I’ll miss the food! I learned early on at VF that if I just look in the calendar to see when certain big meetings were happening, then I wouldn’t have to pack my lunch because there would always be leftovers. A lot of themes around shared food and conversations I will miss because that’s been a cross-cutting experience for me; some of my most critical learnings have come from sharing a meal with communities. I joke around that when I’m asked what my role is at VF, I say: “I order the pizza, I pay for the pizza.” That’s been one of my key responsibilities since I started in late 2007 and folks laugh but when you really think about it, it’s true: at any important meeting such as a board meeting or consultation, people get fed so when we’re meeting with young people or hosting bi-weekly youth advisory meetings, why wouldn’t we feed and care for them in the same way?

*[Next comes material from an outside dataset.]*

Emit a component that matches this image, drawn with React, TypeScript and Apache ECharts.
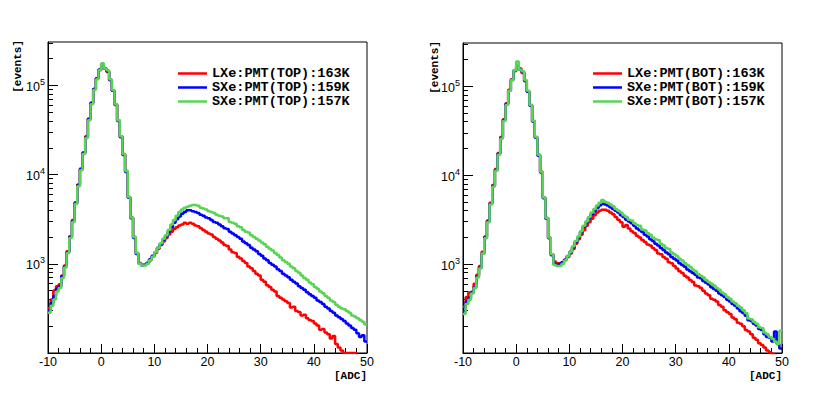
import React, { useEffect, useRef } from "react";
import * as echarts from "echarts";

// Histogram binning (bin low edges)
const BIN_START = -10;
const BIN_WIDTH = 0.5;
const X_MIN = -10;
const X_MAX = 50;
const Y_MIN = 100;
const Y_MAX = 307000;
const MAJOR_TICKS = [1000, 10000, 100000];
const MINOR_TICKS = [
  200, 300, 400, 500, 600, 700, 800, 900,
  2000, 3000, 4000, 5000, 6000, 7000, 8000, 9000,
  20000, 30000, 40000, 50000, 60000, 70000, 80000, 90000,
  200000, 300000,
];

const topNames = ["LXe:PMT(TOP):163K", "SXe:PMT(TOP):159K", "SXe:PMT(TOP):157K"];
const botNames = ["LXe:PMT(BOT):163K", "SXe:PMT(BOT):159K", "SXe:PMT(BOT):157K"];
const colors = ["#ff0000", "#0000ff", "#59d454"];

// Left panel (TOP)
const topLXe = [
  316, 398, 501, 562, 589, 741, 955, 1380, 2042, 3090,
  4898, 7762, 11750, 17780, 26900, 42660, 64570, 91200, 120200, 147900,
  166000, 154900, 141300, 114800, 87100, 61660, 40740, 26920, 16980, 10960,
  5623, 3311, 1995, 1318, 1023, 977, 977, 1023, 1096, 1202,
  1318, 1479, 1622, 1778, 1950, 2138, 2291, 2455, 2570, 2692,
  2754, 2884, 2818, 2884, 2818, 2692, 2630, 2512, 2399, 2291,
  2188, 2138, 1995, 1905, 1820, 1738, 1622, 1585, 1445, 1349,
  1318, 1202, 1148, 1072, 1023, 933, 891, 832, 776, 741,
  661, 631, 575, 550, 513, 490, 437, 417, 398, 380,
  363, 324, 331, 295, 288, 263, 269, 245, 234, 229,
  214, 204, 182, 186, 170, 162, 145, 155, 126, 115,
  107, 100, 100, 100, 100, 100, 90, 85, 80, 75,
];
const topSXe1 = [
  302, 363, 437, 525, 562, 724, 933, 1349, 1995, 3020,
  4786, 7586, 11480, 17380, 26300, 41690, 63100, 91200, 120200, 151400,
  173800, 154900, 144500, 114800, 87100, 60260, 39810, 26300, 16600, 10720,
  5495, 3236, 1950, 1288, 1000, 955, 977, 1023, 1122, 1230,
  1349, 1514, 1660, 1862, 2042, 2291, 2570, 2884, 3162, 3388,
  3631, 3802, 3981, 3981, 3890, 3802, 3715, 3548, 3467, 3311,
  3236, 3090, 2951, 2884, 2754, 2630, 2512, 2455, 2291, 2188,
  2089, 1995, 1905, 1778, 1698, 1622, 1514, 1445, 1380, 1288,
  1230, 1148, 1096, 1023, 977, 933, 871, 832, 776, 741,
  708, 661, 631, 603, 562, 537, 513, 479, 457, 437,
  417, 389, 372, 355, 331, 316, 295, 282, 263, 251,
  240, 229, 214, 204, 191, 182, 166, 151, 158, 135,
];
const topSXe2 = [
  282, 339, 398, 490, 537, 692, 912, 1318, 1950, 2951,
  4677, 7413, 11220, 16980, 25700, 40740, 61660, 89130, 117500, 147900,
  177800, 154900, 147900, 117500, 89130, 61660, 40740, 26920, 16980, 10960,
  5623, 3311, 1995, 1318, 1000, 955, 955, 1000, 1096, 1202,
  1349, 1514, 1698, 1905, 2089, 2399, 2754, 3090, 3467, 3802,
  4074, 4266, 4365, 4467, 4571, 4571, 4467, 4266, 4169, 4074,
  3890, 3802, 3715, 3548, 3467, 3388, 3236, 3236, 2951, 2884,
  2818, 2630, 2570, 2399, 2291, 2239, 2089, 1995, 1905, 1820,
  1738, 1660, 1549, 1479, 1413, 1318, 1259, 1175, 1096, 1047,
  1000, 933, 891, 832, 794, 741, 692, 661, 617, 589,
  550, 525, 490, 468, 437, 417, 389, 372, 347, 331,
  316, 309, 295, 282, 263, 257, 245, 234, 224, 209,
];

// Right panel (BOT)
const botLXe = [
  331, 427, 479, 490, 603, 759, 955, 1380, 2042, 3090,
  4898, 7762, 11750, 17780, 26900, 42660, 64570, 91200, 120200, 147900,
  166000, 158500, 141300, 114800, 87100, 61660, 40740, 26920, 16980, 10960,
  5623, 3311, 1995, 1288, 1072, 1023, 1023, 1047, 1122, 1202,
  1318, 1479, 1698, 1905, 2138, 2399, 2692, 2951, 3236, 3548,
  3802, 3981, 4074, 4074, 3981, 3802, 3631, 3388, 3162, 2951,
  2630, 2754, 2512, 2344, 2239, 2089, 1995, 1862, 1778, 1660,
  1622, 1514, 1445, 1318, 1288, 1202, 1148, 1047, 1023, 955,
  891, 832, 794, 741, 708, 661, 631, 575, 562, 537,
  501, 468, 447, 407, 398, 380, 347, 331, 302, 288,
  275, 251, 240, 219, 214, 200, 182, 174, 162, 148,
  141, 129, 123, 115, 107, 102, 98, 93, 89, 85,
];
const botSXe1 = [
  295, 380, 417, 479, 550, 724, 912, 1318, 1995, 3020,
  4786, 7586, 11480, 17380, 26300, 41690, 63100, 89130, 117500, 151400,
  169800, 154900, 144500, 114800, 87100, 60260, 39810, 26300, 16600, 10720,
  5495, 3236, 1950, 1259, 1000, 977, 1000, 1047, 1122, 1230,
  1380, 1549, 1778, 1995, 2291, 2630, 2951, 3311, 3631, 3981,
  4266, 4571, 4786, 4677, 4571, 4365, 4169, 3981, 3802, 3548,
  3388, 3162, 3020, 2884, 2692, 2512, 2399, 2291, 2138, 2042,
  1905, 1820, 1698, 1622, 1514, 1445, 1349, 1288, 1202, 1148,
  1096, 1023, 977, 933, 871, 832, 794, 759, 708, 692,
  646, 617, 589, 550, 525, 501, 468, 447, 427, 398,
  380, 355, 339, 316, 295, 282, 263, 234, 229, 214,
  204, 186, 182, 162, 151, 148, 135, 174, 126, 112,
];
const botSXe2 = [
  275, 355, 398, 468, 537, 708, 891, 1318, 1950, 2951,
  4677, 7413, 11220, 16980, 25700, 40740, 61660, 89130, 117500, 151400,
  190500, 154900, 147900, 117500, 89130, 61660, 40740, 26920, 16980, 10960,
  5623, 3311, 1995, 1288, 977, 955, 955, 1000, 1096, 1230,
  1380, 1585, 1820, 2042, 2344, 2692, 3020, 3388, 3802, 4169,
  4571, 4898, 5248, 5012, 4898, 4677, 4467, 4169, 3981, 3802,
  3548, 3388, 3162, 3090, 2884, 2754, 2692, 2455, 2399, 2239,
  2138, 1995, 1905, 1862, 1698, 1622, 1514, 1479, 1349, 1288,
  1230, 1148, 1096, 1023, 977, 933, 871, 832, 776, 741,
  708, 661, 631, 603, 575, 537, 513, 479, 457, 427,
  407, 380, 363, 339, 324, 302, 282, 245, 240, 224,
  214, 195, 191, 170, 162, 151, 145, 135, 126, 178,
];

const SANS = '"Liberation Sans", Arial, Helvetica, sans-serif';
const MONO = '"Liberation Mono", "Courier New", monospace';

function toSteps(values: number[]): number[][] {
  const pts = values.map((v, i) => [BIN_START + i * BIN_WIDTH, v]);
  pts.push([BIN_START + values.length * BIN_WIDTH, values[values.length - 1]]);
  return pts;
}

const panels = [
  { names: topNames, data: [topLXe, topSXe1, topSXe2], grid: { left: 48, top: 42, width: 319, height: 311 }, legendLeft: 173, title: { x: 18, y: 40 }, adcX: 367 },
  { names: botNames, data: [botLXe, botSXe1, botSXe2], grid: { left: 463, top: 43, width: 319, height: 310 }, legendLeft: 588, title: { x: 435, y: 41 }, adcX: 782 },
];

export default function App() {
  const ref = useRef<HTMLDivElement>(null);
  useEffect(() => {
    if (!ref.current) return;
    const chart = echarts.init(ref.current, null, { renderer: "svg" });
    const grids: any[] = [];
    const xAxes: any[] = [];
    const yAxes: any[] = [];
    const series: any[] = [];
    const legends: any[] = [];
    const graphics: any[] = [];
    panels.forEach((p, g) => {
      grids.push({ ...p.grid, show: true, borderColor: "#000", borderWidth: 1, backgroundColor: "transparent" });
      xAxes.push({
        type: "value", gridIndex: g, min: X_MIN, max: X_MAX, interval: 10,
        axisLine: { onZero: false, lineStyle: { color: "#000", width: 1 } },
        axisTick: { inside: true, length: 9, lineStyle: { color: "#000" } },
        minorTick: { show: true, splitNumber: 5, length: 5, lineStyle: { color: "#000" } },
        splitLine: { show: false },
        axisLabel: { color: "#000", fontFamily: SANS, fontSize: 12.5, margin: 2, showMinLabel: true, showMaxLabel: true },
      });
      yAxes.push({
        type: "log", logBase: 10, gridIndex: g, position: "left", min: Y_MIN, max: Y_MAX,
        axisLine: { show: true, onZero: false, lineStyle: { color: "#000", width: 1 } },
        axisTick: { inside: true, length: 10, customValues: MAJOR_TICKS, lineStyle: { color: "#000" } },
        splitLine: { show: false },
        axisLabel: {
          customValues: MAJOR_TICKS, margin: 3,
          formatter: (v: number) => `{b|10}{s|${Math.round(Math.log10(v))}}`,
          rich: {
            b: { fontFamily: SANS, fontSize: 12.5, color: "#000", verticalAlign: "bottom", lineHeight: 16 },
            s: { fontFamily: SANS, fontSize: 9, color: "#000", verticalAlign: "top", lineHeight: 6 },
          },
        },
      });
      yAxes.push({
        type: "log", logBase: 10, gridIndex: g, position: "left", min: Y_MIN, max: Y_MAX,
        axisLine: { show: false, onZero: false },
        axisTick: { inside: true, length: 5, customValues: MINOR_TICKS, lineStyle: { color: "#000" } },
        axisLabel: { show: false },
        splitLine: { show: false },
      });
      p.data.forEach((vals, k) => {
        series.push({
          type: "line", name: p.names[k], xAxisIndex: g, yAxisIndex: g * 2,
          data: toSteps(vals), step: "end", symbol: "none", showSymbol: false,
          lineStyle: { color: colors[k], width: 2.5 }, itemStyle: { color: colors[k] },
          clip: true, z: 2 + k,
        });
      });
      legends.push({
        orient: "vertical", left: p.legendLeft, top: 61.5, itemWidth: 29, itemHeight: 13.5, itemGap: 0,
        icon: "path://M0,0H58V5H0Z",
        selectedMode: false, data: p.names,
        textStyle: { fontFamily: MONO, fontWeight: "bold", fontSize: 13.5, color: "#000", lineHeight: 13.5 },
      });
      graphics.push({
        type: "text", x: p.adcX, y: 376,
        style: { text: "[ADC]", fontFamily: MONO, fontWeight: "bold", fontSize: 11, fill: "#000", align: "right", verticalAlign: "middle" },
      });
      graphics.push({
        type: "text", x: p.title.x, y: p.title.y, rotation: Math.PI / 2,
        style: { text: "[events]", fontFamily: MONO, fontWeight: "bold", fontSize: 11, fill: "#000", align: "right", verticalAlign: "middle" },
      });
    });
    chart.setOption({
      animation: false,
      backgroundColor: "#fff",
      grid: grids,
      xAxis: xAxes,
      yAxis: yAxes,
      legend: legends,
      series,
      graphic: graphics,
    });
    return () => chart.dispose();
  }, []);
  return <div ref={ref} style={{ position: "absolute", left: 0, top: 0, width: 830, height: 397 }} />;
}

I take that as a very serious responsibility: to be able to feed young people full, healthy, and nourishing meals so yes, we stopped ordering pizza at one point and also found a way to support small BIPOC-led businesses along the way. I’ll also miss all the conversations I’ve had around food. That’s where most of the best conversations have come about!
LEVEL: Do you have any parting words for the LEVEL community (grantees, YPP participants/faculty, advisors, and anyone else in between)?
VN: Not parting words but something I often remind myself of and also share with my team and anyone I work with: This work existed before me. Although LEVEL is a program that captures a moment in time, the work of racial equity and racial justice pre-existed me. It lived in community, it lived in VF in different ways through different people, and it will continue without me. Someone blazed a lot of trails for me as a woman of colour. I came to VF and worked alongside other people, including community advisors, to widen those trails further and when I leave, I leave knowing that someone else will continue blazing those trails to create new pathways forward. I can’t wait to watch my own kids run up and down these new pathways that currently don’t exist and I know I’ll get to because they have some amazing Indigenous and Black trailblazers to thank as a result.